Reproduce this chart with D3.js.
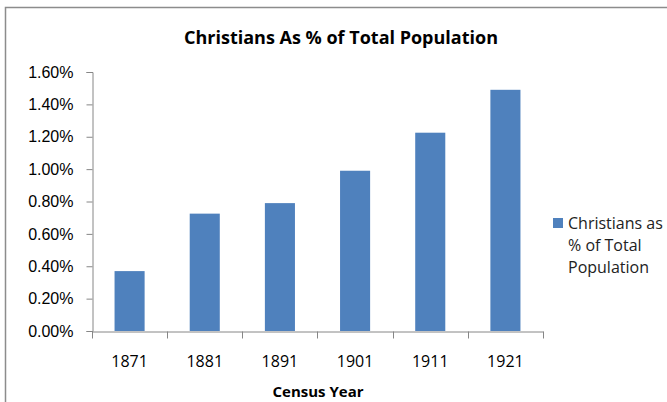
<!DOCTYPE html>
<html>
<head>
<meta charset="utf-8">
<script src="https://cdn.jsdelivr.net/npm/d3@7"></script>
<style>
  body { margin: 0; background: #fff; }
  svg { display: block; }
</style>
</head>
<body>
<svg id="chart"></svg>
<script>
const years = ["1871", "1881", "1891", "1901", "1911", "1921"];
const pctValues = [0.0037, 0.00725, 0.0079, 0.0099, 0.01225, 0.0149];
const yTicks = [0, 0.002, 0.004, 0.006, 0.008, 0.010, 0.012, 0.014, 0.016];
const seriesName = ["Christians as", "% of Total", "Population"];

const width = 667;
const height = 402;
const margin = { top: 72, right: 124, bottom: 71, left: 92 };

const svg = d3.select("#chart")
  .attr("width", width)
  .attr("height", height);

// outer chart border (runs off the right and bottom edges)
svg.append("rect")
  .attr("x", 5.5)
  .attr("y", 7.5)
  .attr("width", width + 10)
  .attr("height", height + 10)
  .attr("fill", "none")
  .attr("stroke", "#8c8c8c")
  .attr("stroke-width", 1.5);

const xScale = d3.scaleBand()
  .domain(years)
  .range([margin.left, width - margin.right])
  .paddingInner(0.6)
  .paddingOuter(0.3);

const yScale = d3.scaleLinear()
  .domain([0, 0.016])
  .range([height - margin.bottom, margin.top]);

const axisColor = "#868686";

// y axis
const yAxis = svg.append("g")
  .attr("transform", `translate(${margin.left + 0.5},0)`)
  .call(d3.axisLeft(yScale)
    .tickValues(yTicks)
    .tickSize(6)
    .tickPadding(13)
    .tickFormat(d3.format(".2%")));
yAxis.select(".domain").attr("stroke", axisColor);
yAxis.selectAll(".tick line").attr("stroke", axisColor);
yAxis.selectAll("text")
  .attr("fill", "#000")
  .style("font-family", "'Liberation Sans', Arial, sans-serif")
  .style("font-size", "16px");

// bars
svg.selectAll("rect.bar")
  .data(pctValues)
  .enter()
  .append("rect")
  .attr("class", "bar")
  .attr("x", (d, i) => xScale(years[i]))
  .attr("width", xScale.bandwidth())
  .attr("y", d => yScale(d))
  .attr("height", d => yScale(0) - yScale(d))
  .attr("fill", "#4f81bd");

// x axis: labels centered in bands, ticks on band boundaries
const xAxis = svg.append("g")
  .attr("transform", `translate(0,${height - margin.bottom + 0.5})`)
  .call(d3.axisBottom(xScale).tickSize(0).tickPadding(24));
xAxis.select(".domain").attr("stroke", axisColor);
xAxis.selectAll("text")
  .attr("fill", "#000")
  .style("font-family", "'Open Sans', sans-serif")
  .style("font-size", "16px");

const boundaries = years.map(y => xScale(y) - xScale.step() * xScale.paddingOuter())
  .concat([width - margin.right]);
xAxis.selectAll("line.btick")
  .data(boundaries)
  .enter()
  .append("line")
  .attr("class", "btick")
  .attr("x1", d => Math.round(d) + 0.5)
  .attr("x2", d => Math.round(d) + 0.5)
  .attr("y1", 0)
  .attr("y2", 7)
  .attr("stroke", axisColor);

// title
svg.append("text")
  .attr("x", 341)
  .attr("y", 44)
  .attr("text-anchor", "middle")
  .style("font-family", "'Open Sans', sans-serif")
  .style("font-weight", "bold")
  .style("font-size", "18px")
  .text("Christians As % of Total Population");

// x axis title
svg.append("text")
  .attr("x", 318)
  .attr("y", 397)
  .attr("text-anchor", "middle")
  .style("font-family", "'Open Sans', sans-serif")
  .style("font-weight", "bold")
  .style("font-size", "15px")
  .text("Census Year");

// legend
const legend = svg.append("g");
legend.append("rect")
  .attr("x", 553)
  .attr("y", 218)
  .attr("width", 10)
  .attr("height", 10)
  .attr("fill", "#4f81bd");
legend.selectAll("text")
  .data(seriesName)
  .enter()
  .append("text")
  .attr("x", 568)
  .attr("y", (d, i) => 229 + i * 22)
  .style("font-family", "'Open Sans', sans-serif")
  .style("font-size", "16px")
  .attr("fill", "#222")
  .text(d => d);
</script>
</body>
</html>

**Directions:**
Reproduce every line exactly and omit all pictures.

**Response to this task:**
Reproduce this chart with D3.js.
<!DOCTYPE html>
<html>
<head>
<meta charset="utf-8">
<script src="https://cdn.jsdelivr.net/npm/d3@7"></script>
<style>
  body { margin: 0; background: #fff; }
  svg { display: block; }
</style>
</head>
<body>
<svg id="chart"></svg>
<script>
const years = ["1871", "1881", "1891", "1901", "1911", "1921"];
const pctValues = [0.0037, 0.00725, 0.0079, 0.0099, 0.01225, 0.0149];
const yTicks = [0, 0.002, 0.004, 0.006, 0.008, 0.010, 0.012, 0.014, 0.016];
const seriesName = ["Christians as", "% of Total", "Population"];

const width = 667;
const height = 402;
const margin = { top: 72, right: 124, bottom: 71, left: 92 };

const svg = d3.select("#chart")
  .attr("width", width)
  .attr("height", height);

// outer chart border (runs off the right and bottom edges)
svg.append("rect")
  .attr("x", 5.5)
  .attr("y", 7.5)
  .attr("width", width + 10)
  .attr("height", height + 10)
  .attr("fill", "none")
  .attr("stroke", "#8c8c8c")
  .attr("stroke-width", 1.5);

const xScale = d3.scaleBand()
  .domain(years)
  .range([margin.left, width - margin.right])
  .paddingInner(0.6)
  .paddingOuter(0.3);

const yScale = d3.scaleLinear()
  .domain([0, 0.016])
  .range([height - margin.bottom, margin.top]);

const axisColor = "#868686";

// y axis
const yAxis = svg.append("g")
  .attr("transform", `translate(${margin.left + 0.5},0)`)
  .call(d3.axisLeft(yScale)
    .tickValues(yTicks)
    .tickSize(6)
    .tickPadding(13)
    .tickFormat(d3.format(".2%")));
yAxis.select(".domain").attr("stroke", axisColor);
yAxis.selectAll(".tick line").attr("stroke", axisColor);
yAxis.selectAll("text")
  .attr("fill", "#000")
  .style("font-family", "'Liberation Sans', Arial, sans-serif")
  .style("font-size", "16px");

// bars
svg.selectAll("rect.bar")
  .data(pctValues)
  .enter()
  .append("rect")
  .attr("class", "bar")
  .attr("x", (d, i) => xScale(years[i]))
  .attr("width", xScale.bandwidth())
  .attr("y", d => yScale(d))
  .attr("height", d => yScale(0) - yScale(d))
  .attr("fill", "#4f81bd");

// x axis: labels centered in bands, ticks on band boundaries
const xAxis = svg.append("g")
  .attr("transform", `translate(0,${height - margin.bottom + 0.5})`)
  .call(d3.axisBottom(xScale).tickSize(0).tickPadding(24));
xAxis.select(".domain").attr("stroke", axisColor);
xAxis.selectAll("text")
  .attr("fill", "#000")
  .style("font-family", "'Open Sans', sans-serif")
  .style("font-size", "16px");

const boundaries = years.map(y => xScale(y) - xScale.step() * xScale.paddingOuter())
  .concat([width - margin.right]);
xAxis.selectAll("line.btick")
  .data(boundaries)
  .enter()
  .append("line")
  .attr("class", "btick")
  .attr("x1", d => Math.round(d) + 0.5)
  .attr("x2", d => Math.round(d) + 0.5)
  .attr("y1", 0)
  .attr("y2", 7)
  .attr("stroke", axisColor);

// title
svg.append("text")
  .attr("x", 341)
  .attr("y", 44)
  .attr("text-anchor", "middle")
  .style("font-family", "'Open Sans', sans-serif")
  .style("font-weight", "bold")
  .style("font-size", "18px")
  .text("Christians As % of Total Population");

// x axis title
svg.append("text")
  .attr("x", 318)
  .attr("y", 397)
  .attr("text-anchor", "middle")
  .style("font-family", "'Open Sans', sans-serif")
  .style("font-weight", "bold")
  .style("font-size", "15px")
  .text("Census Year");

// legend
const legend = svg.append("g");
legend.append("rect")
  .attr("x", 553)
  .attr("y", 218)
  .attr("width", 10)
  .attr("height", 10)
  .attr("fill", "#4f81bd");
legend.selectAll("text")
  .data(seriesName)
  .enter()
  .append("text")
  .attr("x", 568)
  .attr("y", (d, i) => 229 + i * 22)
  .style("font-family", "'Open Sans', sans-serif")
  .style("font-size", "16px")
  .attr("fill", "#222")
  .text(d => d);
</script>
</body>
</html>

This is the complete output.